• _WRITTEN PROBLEM_
Gather every line of the entries that includes the word "HTML".

• _GIVEN DATA_
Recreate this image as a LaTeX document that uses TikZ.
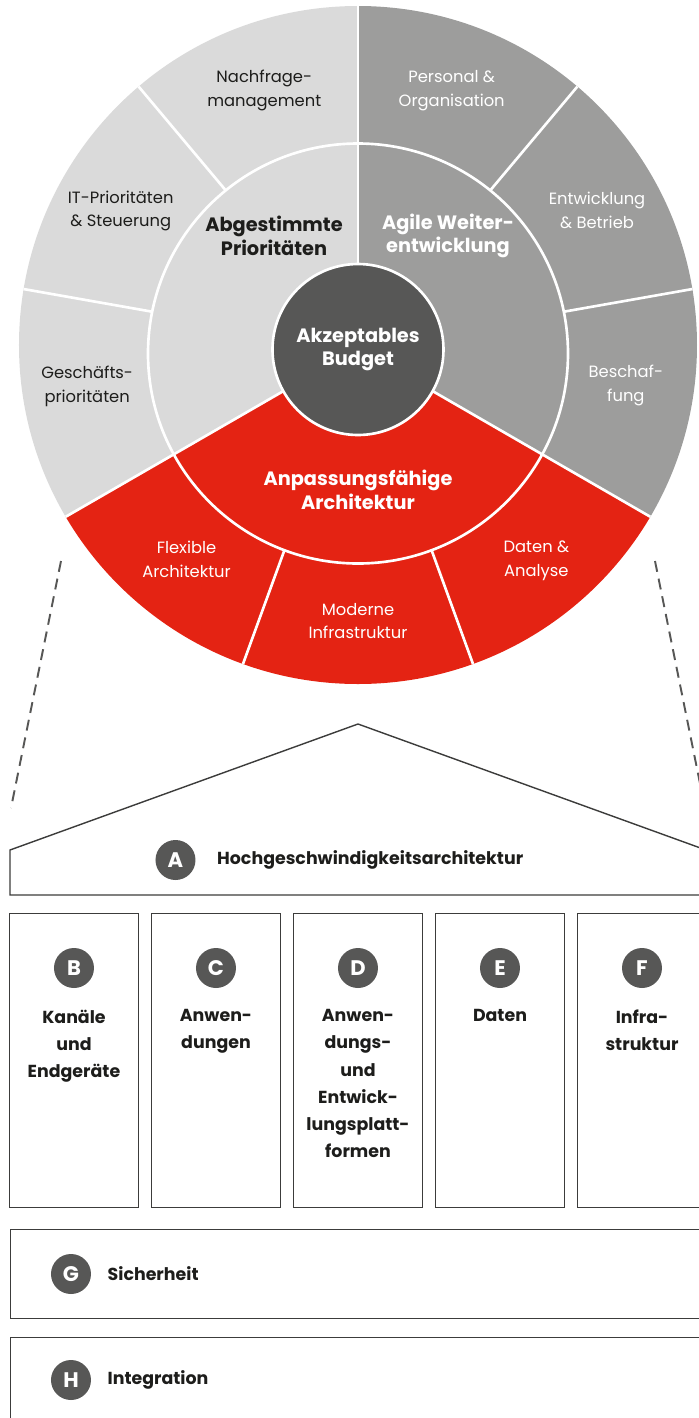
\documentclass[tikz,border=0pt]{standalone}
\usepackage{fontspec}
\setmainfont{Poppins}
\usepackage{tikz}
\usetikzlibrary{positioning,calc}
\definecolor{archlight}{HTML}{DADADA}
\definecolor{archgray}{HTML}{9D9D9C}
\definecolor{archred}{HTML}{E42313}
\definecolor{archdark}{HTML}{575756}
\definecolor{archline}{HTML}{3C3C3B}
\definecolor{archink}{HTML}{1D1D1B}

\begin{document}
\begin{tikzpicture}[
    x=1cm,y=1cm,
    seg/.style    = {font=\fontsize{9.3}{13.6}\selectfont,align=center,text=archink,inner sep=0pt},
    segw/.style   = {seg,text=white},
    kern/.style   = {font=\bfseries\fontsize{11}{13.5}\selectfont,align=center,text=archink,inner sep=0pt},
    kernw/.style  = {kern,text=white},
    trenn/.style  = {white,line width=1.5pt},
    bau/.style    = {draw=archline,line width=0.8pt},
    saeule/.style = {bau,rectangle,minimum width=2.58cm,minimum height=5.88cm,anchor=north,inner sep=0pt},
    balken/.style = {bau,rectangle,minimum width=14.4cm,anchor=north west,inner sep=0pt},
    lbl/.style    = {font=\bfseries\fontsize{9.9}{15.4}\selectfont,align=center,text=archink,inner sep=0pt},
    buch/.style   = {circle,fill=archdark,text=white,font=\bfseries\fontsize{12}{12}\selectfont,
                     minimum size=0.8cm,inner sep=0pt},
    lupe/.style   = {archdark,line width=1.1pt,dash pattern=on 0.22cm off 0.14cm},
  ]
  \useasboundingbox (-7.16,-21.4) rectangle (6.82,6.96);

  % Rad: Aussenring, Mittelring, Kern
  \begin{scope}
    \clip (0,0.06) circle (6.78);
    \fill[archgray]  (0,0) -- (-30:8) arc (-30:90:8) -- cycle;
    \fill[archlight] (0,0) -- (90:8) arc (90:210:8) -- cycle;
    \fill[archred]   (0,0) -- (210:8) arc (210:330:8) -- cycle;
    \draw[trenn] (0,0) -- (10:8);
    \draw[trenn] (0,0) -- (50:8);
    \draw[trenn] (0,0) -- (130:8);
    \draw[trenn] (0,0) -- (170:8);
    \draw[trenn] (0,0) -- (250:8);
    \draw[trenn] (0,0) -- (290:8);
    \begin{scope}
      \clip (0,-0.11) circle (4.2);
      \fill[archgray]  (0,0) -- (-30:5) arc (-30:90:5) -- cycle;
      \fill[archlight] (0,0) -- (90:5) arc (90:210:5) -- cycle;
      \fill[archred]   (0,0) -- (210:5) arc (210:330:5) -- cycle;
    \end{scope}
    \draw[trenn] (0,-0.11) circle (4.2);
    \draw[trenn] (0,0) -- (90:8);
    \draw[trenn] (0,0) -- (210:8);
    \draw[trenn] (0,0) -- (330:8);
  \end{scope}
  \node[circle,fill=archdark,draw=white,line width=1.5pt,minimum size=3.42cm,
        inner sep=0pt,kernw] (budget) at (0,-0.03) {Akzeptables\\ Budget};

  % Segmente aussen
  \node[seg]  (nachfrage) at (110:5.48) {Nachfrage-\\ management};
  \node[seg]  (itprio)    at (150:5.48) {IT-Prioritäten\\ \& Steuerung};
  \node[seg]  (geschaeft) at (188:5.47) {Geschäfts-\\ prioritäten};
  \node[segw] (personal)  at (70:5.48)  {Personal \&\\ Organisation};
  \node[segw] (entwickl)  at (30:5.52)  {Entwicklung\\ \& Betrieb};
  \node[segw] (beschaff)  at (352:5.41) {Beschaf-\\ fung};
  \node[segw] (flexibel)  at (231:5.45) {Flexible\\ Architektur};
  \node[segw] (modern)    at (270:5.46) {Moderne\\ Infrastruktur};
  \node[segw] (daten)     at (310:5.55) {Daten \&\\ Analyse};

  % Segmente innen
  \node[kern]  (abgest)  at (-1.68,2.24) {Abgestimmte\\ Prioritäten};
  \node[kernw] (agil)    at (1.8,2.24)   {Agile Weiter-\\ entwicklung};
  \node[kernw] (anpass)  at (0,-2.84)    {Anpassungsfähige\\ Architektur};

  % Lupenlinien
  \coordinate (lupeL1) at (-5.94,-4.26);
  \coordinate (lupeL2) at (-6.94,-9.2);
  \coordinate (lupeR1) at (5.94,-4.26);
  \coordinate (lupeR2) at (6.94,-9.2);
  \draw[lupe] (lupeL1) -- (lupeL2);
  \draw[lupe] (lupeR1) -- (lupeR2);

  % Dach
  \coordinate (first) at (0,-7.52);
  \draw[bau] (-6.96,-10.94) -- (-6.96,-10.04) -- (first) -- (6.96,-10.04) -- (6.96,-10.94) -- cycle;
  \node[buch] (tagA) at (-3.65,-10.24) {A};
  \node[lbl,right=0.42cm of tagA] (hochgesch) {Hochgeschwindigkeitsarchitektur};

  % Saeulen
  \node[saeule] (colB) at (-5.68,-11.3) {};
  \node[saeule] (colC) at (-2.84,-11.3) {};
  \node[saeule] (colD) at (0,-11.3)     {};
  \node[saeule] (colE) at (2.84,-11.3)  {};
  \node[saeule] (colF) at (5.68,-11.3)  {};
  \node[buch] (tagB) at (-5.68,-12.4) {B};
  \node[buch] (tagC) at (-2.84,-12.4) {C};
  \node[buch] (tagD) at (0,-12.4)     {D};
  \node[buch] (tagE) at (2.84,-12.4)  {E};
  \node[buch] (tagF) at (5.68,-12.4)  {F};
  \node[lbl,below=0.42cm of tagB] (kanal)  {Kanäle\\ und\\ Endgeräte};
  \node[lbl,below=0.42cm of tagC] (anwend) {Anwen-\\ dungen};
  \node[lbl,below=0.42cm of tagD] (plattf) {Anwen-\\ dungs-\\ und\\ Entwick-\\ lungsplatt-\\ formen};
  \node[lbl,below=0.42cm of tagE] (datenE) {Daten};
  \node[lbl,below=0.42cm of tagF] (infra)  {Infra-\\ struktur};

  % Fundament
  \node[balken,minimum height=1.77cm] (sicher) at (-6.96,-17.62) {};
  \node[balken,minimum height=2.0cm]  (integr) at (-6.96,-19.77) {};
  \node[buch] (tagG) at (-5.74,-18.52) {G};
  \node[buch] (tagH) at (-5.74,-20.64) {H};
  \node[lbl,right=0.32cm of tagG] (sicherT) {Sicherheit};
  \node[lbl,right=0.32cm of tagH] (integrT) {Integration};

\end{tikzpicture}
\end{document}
==
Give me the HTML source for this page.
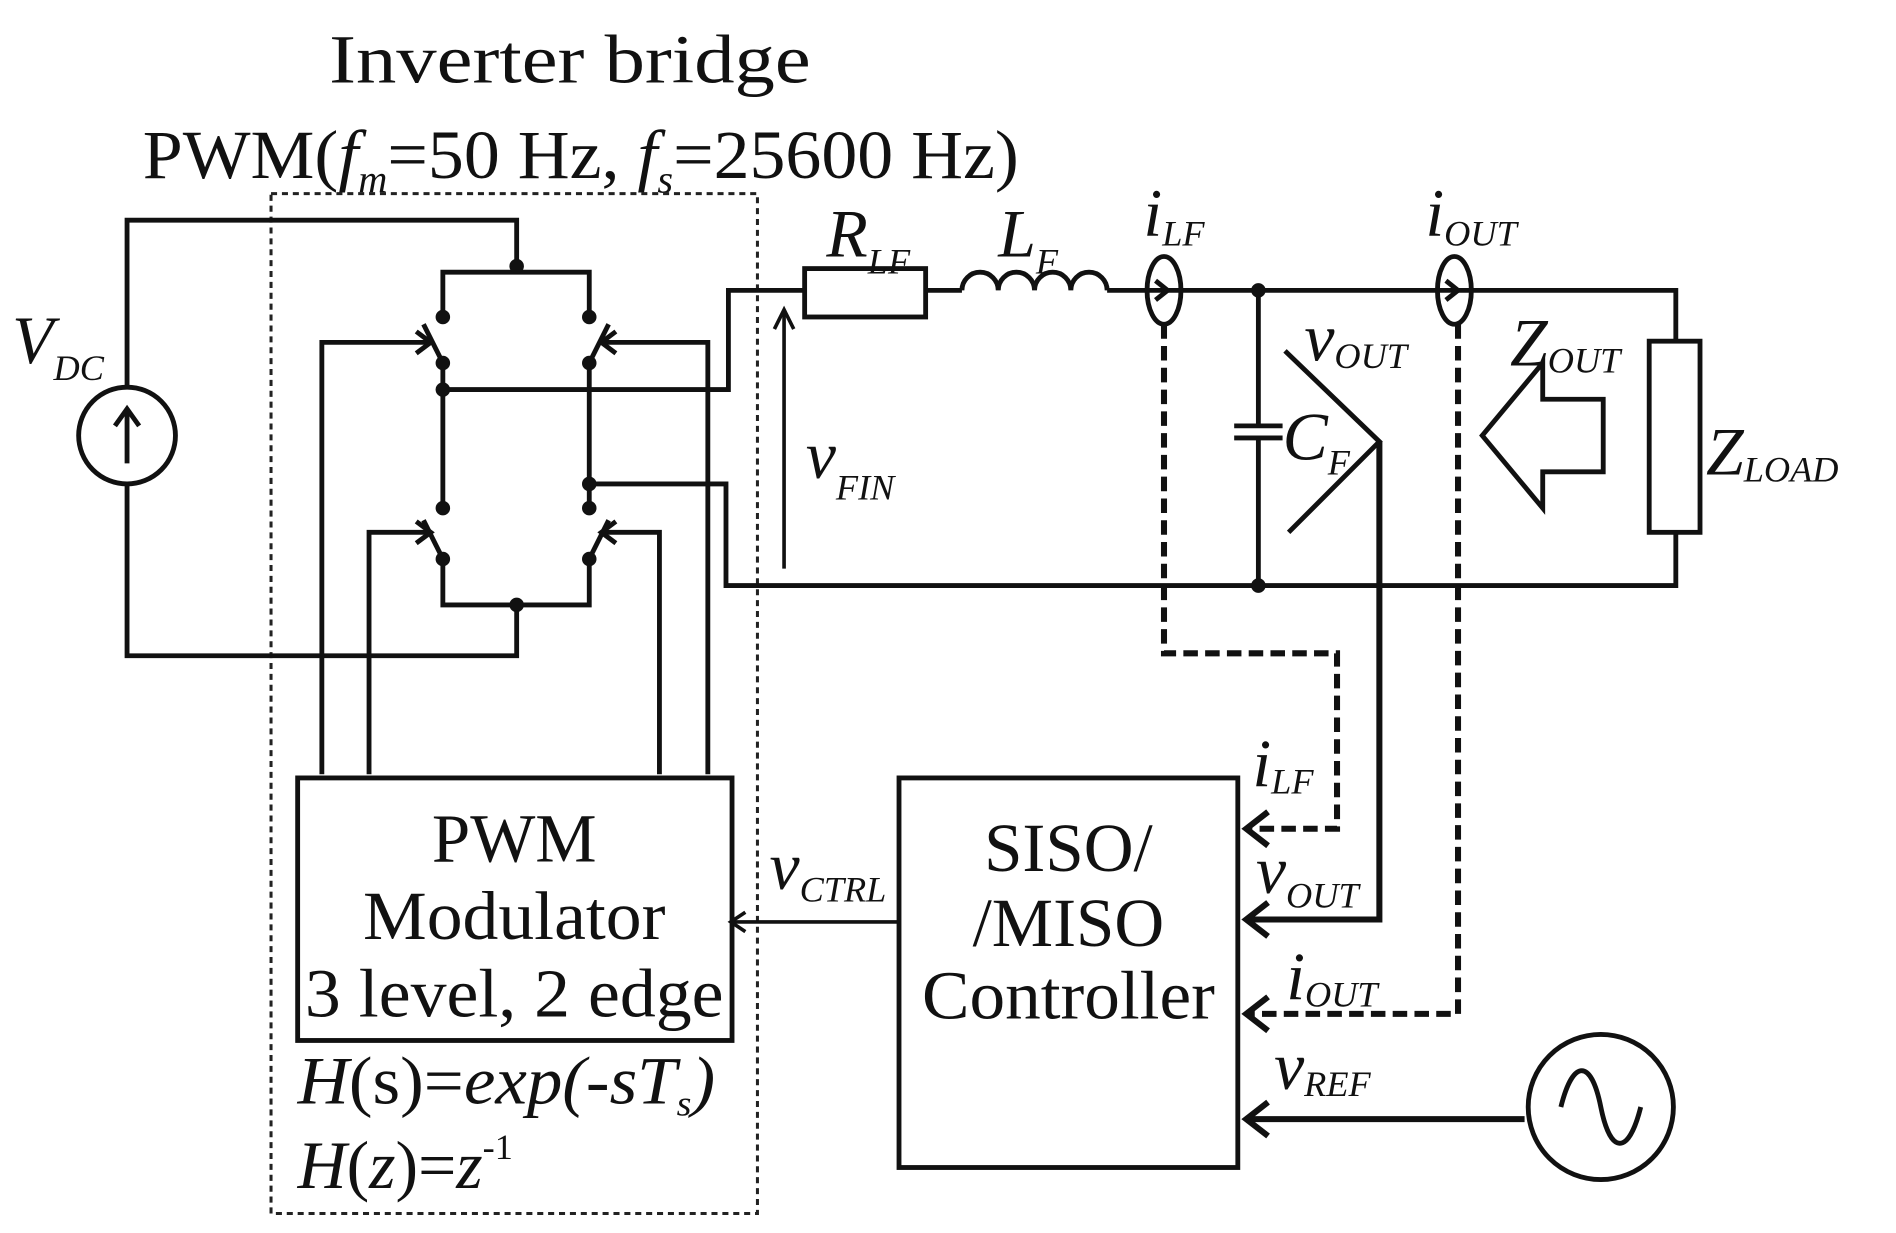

• _ANSWER FOR THE TASK_
\definecolor{archlight}{HTML}{DADADA}
\definecolor{archgray}{HTML}{9D9D9C}
\definecolor{archred}{HTML}{E42313}
\definecolor{archdark}{HTML}{575756}
\definecolor{archline}{HTML}{3C3C3B}
\definecolor{archink}{HTML}{1D1D1B}
Give me the HTML source for this page.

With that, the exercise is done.